**INPUT:**
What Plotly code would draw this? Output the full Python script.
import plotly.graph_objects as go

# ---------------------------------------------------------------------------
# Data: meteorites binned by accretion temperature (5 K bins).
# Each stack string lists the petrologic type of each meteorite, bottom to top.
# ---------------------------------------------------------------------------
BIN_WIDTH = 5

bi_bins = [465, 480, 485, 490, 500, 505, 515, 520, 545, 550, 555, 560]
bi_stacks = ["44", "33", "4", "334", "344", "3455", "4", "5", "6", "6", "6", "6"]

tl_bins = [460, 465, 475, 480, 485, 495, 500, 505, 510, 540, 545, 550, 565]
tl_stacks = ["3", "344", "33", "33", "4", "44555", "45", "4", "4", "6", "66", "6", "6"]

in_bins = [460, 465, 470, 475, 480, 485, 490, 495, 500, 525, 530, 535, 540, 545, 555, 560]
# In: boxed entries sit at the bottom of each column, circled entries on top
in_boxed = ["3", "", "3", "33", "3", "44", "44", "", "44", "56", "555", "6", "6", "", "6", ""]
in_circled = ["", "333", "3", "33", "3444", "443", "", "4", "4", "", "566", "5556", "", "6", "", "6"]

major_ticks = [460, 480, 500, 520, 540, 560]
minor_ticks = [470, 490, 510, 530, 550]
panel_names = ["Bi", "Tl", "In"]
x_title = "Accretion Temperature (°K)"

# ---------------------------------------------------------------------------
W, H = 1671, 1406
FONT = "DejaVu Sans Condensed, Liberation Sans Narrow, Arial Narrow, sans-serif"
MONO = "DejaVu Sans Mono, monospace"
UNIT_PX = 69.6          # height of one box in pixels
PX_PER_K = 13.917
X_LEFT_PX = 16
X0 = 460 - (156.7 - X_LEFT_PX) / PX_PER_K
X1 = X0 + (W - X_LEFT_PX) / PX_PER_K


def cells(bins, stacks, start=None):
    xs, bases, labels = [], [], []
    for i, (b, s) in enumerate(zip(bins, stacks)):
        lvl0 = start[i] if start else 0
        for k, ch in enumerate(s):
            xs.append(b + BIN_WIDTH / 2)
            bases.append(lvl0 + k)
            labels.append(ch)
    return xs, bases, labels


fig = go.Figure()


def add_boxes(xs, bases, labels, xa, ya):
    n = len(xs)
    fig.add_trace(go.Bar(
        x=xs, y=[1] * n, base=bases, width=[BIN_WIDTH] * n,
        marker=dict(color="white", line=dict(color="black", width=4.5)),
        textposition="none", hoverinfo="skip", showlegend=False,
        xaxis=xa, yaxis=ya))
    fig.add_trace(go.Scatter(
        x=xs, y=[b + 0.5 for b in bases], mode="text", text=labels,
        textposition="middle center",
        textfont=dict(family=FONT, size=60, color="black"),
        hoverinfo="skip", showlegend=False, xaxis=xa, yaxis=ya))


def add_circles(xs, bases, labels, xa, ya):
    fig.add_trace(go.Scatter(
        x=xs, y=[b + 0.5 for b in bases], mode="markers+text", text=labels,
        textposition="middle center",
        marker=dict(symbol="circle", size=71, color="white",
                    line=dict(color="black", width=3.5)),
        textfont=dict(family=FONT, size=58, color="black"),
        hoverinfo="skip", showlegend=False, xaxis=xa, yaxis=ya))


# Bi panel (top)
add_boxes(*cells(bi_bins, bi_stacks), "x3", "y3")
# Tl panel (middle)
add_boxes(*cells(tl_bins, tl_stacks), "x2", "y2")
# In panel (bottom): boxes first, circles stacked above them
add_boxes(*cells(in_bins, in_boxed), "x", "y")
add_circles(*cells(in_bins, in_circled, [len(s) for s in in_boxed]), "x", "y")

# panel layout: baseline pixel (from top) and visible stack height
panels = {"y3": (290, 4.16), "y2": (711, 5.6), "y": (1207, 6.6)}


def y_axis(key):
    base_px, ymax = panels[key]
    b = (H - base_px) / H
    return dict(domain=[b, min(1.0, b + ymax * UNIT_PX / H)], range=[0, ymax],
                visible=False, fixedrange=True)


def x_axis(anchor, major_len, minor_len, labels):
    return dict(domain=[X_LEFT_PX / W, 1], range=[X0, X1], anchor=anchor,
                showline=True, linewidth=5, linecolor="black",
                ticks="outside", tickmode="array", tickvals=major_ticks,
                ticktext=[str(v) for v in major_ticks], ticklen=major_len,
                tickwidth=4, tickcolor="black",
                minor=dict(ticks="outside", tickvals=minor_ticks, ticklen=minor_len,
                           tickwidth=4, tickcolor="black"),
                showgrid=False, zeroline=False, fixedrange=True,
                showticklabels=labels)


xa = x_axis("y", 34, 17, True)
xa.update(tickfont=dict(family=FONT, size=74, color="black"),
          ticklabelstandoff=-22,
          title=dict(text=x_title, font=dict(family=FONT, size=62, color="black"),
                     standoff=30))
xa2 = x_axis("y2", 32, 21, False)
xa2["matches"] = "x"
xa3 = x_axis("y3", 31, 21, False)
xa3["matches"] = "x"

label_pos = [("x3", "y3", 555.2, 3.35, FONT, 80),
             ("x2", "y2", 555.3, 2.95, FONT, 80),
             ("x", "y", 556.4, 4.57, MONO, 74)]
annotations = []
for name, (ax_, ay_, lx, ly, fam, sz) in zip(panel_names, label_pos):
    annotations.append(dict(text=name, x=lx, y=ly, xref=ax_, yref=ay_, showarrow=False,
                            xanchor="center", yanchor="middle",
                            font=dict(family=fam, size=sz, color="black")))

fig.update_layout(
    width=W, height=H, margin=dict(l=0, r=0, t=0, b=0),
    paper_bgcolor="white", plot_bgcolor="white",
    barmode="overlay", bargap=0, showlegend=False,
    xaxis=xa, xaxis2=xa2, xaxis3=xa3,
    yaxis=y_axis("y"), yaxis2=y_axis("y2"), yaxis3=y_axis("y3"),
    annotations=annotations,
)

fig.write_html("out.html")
...
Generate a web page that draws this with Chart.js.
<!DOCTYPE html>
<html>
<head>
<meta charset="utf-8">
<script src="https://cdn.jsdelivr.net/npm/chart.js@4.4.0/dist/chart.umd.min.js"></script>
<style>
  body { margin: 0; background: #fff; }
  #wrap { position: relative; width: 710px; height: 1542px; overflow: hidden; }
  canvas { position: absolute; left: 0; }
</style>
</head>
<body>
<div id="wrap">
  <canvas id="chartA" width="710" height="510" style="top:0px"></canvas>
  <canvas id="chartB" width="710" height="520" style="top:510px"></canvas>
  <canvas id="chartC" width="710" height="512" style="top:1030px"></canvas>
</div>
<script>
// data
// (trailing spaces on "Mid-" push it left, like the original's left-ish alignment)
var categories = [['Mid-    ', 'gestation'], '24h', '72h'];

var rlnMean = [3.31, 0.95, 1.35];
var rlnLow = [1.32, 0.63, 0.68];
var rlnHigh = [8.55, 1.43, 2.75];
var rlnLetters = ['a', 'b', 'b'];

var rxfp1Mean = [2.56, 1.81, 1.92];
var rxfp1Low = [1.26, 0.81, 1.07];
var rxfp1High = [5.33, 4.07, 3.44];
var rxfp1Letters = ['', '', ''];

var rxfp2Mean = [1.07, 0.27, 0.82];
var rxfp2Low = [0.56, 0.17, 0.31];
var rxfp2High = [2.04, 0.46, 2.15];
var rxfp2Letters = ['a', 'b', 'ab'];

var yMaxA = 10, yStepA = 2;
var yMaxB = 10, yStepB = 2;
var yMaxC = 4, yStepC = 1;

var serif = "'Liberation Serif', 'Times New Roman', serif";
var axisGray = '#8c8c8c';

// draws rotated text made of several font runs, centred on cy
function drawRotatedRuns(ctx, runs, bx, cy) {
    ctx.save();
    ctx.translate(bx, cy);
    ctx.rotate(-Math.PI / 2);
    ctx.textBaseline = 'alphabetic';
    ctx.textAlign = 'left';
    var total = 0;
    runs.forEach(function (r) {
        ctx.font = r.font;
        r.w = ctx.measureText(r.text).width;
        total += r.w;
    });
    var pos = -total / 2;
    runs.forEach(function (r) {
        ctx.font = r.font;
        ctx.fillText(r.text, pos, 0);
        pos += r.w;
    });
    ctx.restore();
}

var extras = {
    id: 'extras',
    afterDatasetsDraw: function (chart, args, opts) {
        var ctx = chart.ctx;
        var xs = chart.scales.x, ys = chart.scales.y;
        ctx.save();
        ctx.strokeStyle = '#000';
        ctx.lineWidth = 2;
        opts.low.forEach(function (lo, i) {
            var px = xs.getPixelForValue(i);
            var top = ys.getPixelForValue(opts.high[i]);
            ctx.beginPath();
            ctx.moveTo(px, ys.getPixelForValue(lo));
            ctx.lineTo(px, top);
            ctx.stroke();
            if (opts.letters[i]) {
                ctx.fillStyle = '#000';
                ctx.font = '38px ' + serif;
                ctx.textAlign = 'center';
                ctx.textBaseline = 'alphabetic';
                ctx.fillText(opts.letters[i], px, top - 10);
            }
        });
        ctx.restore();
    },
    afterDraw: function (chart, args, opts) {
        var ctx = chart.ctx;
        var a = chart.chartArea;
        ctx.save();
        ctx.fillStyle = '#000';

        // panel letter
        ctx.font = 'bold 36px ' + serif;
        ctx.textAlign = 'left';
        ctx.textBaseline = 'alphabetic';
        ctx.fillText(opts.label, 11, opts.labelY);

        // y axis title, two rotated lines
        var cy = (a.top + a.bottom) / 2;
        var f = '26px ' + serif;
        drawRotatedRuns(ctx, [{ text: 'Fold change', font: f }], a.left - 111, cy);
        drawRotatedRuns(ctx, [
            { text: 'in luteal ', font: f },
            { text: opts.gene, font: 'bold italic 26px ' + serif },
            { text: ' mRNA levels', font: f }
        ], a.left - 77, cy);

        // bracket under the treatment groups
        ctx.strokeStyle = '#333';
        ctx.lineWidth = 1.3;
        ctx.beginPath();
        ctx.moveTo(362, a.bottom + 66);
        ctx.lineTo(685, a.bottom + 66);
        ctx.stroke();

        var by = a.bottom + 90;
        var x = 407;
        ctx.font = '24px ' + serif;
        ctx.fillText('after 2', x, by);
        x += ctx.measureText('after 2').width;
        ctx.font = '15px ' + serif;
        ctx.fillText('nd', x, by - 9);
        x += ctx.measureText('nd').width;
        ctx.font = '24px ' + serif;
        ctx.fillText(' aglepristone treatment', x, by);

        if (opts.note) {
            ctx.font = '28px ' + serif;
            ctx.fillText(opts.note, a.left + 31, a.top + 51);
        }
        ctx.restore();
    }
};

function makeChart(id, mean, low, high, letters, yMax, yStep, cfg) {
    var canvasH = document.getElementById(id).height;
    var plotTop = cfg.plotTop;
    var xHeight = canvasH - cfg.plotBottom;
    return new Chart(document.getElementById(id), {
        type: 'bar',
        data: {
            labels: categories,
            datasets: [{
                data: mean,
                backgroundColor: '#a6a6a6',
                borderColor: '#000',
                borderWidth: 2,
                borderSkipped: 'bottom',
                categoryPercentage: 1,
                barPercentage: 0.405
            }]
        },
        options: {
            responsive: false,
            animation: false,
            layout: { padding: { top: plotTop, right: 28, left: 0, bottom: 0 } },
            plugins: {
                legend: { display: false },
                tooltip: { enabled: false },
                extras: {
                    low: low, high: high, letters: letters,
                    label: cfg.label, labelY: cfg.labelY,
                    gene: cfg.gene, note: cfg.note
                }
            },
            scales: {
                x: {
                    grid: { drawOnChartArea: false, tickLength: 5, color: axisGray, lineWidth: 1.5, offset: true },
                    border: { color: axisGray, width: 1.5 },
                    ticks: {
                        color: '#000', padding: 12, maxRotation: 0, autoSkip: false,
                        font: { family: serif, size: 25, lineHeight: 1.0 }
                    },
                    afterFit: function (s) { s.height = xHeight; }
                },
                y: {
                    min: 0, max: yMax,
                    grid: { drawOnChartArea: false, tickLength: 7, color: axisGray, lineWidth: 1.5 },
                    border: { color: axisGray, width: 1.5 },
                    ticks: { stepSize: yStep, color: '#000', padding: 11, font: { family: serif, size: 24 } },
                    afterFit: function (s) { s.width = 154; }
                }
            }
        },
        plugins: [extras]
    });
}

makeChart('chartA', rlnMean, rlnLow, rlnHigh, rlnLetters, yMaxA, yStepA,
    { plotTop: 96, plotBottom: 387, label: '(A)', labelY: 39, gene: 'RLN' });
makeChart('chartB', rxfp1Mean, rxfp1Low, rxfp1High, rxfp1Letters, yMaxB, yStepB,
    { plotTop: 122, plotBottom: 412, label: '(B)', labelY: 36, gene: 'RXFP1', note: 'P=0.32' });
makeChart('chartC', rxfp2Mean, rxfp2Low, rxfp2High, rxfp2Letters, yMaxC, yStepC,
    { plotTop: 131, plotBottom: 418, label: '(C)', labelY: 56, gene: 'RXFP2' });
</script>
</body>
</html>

**WRITTEN TASK:**
Return exactly the lines from the line that has "What Plotly code" to the line that has "BIN_WIDTH = 5", both of them included.

**RESPONSE FOR THIS EXERCISE:**
What Plotly code would draw this? Output the full Python script.
import plotly.graph_objects as go

# ---------------------------------------------------------------------------
# Data: meteorites binned by accretion temperature (5 K bins).
# Each stack string lists the petrologic type of each meteorite, bottom to top.
# ---------------------------------------------------------------------------
BIN_WIDTH = 5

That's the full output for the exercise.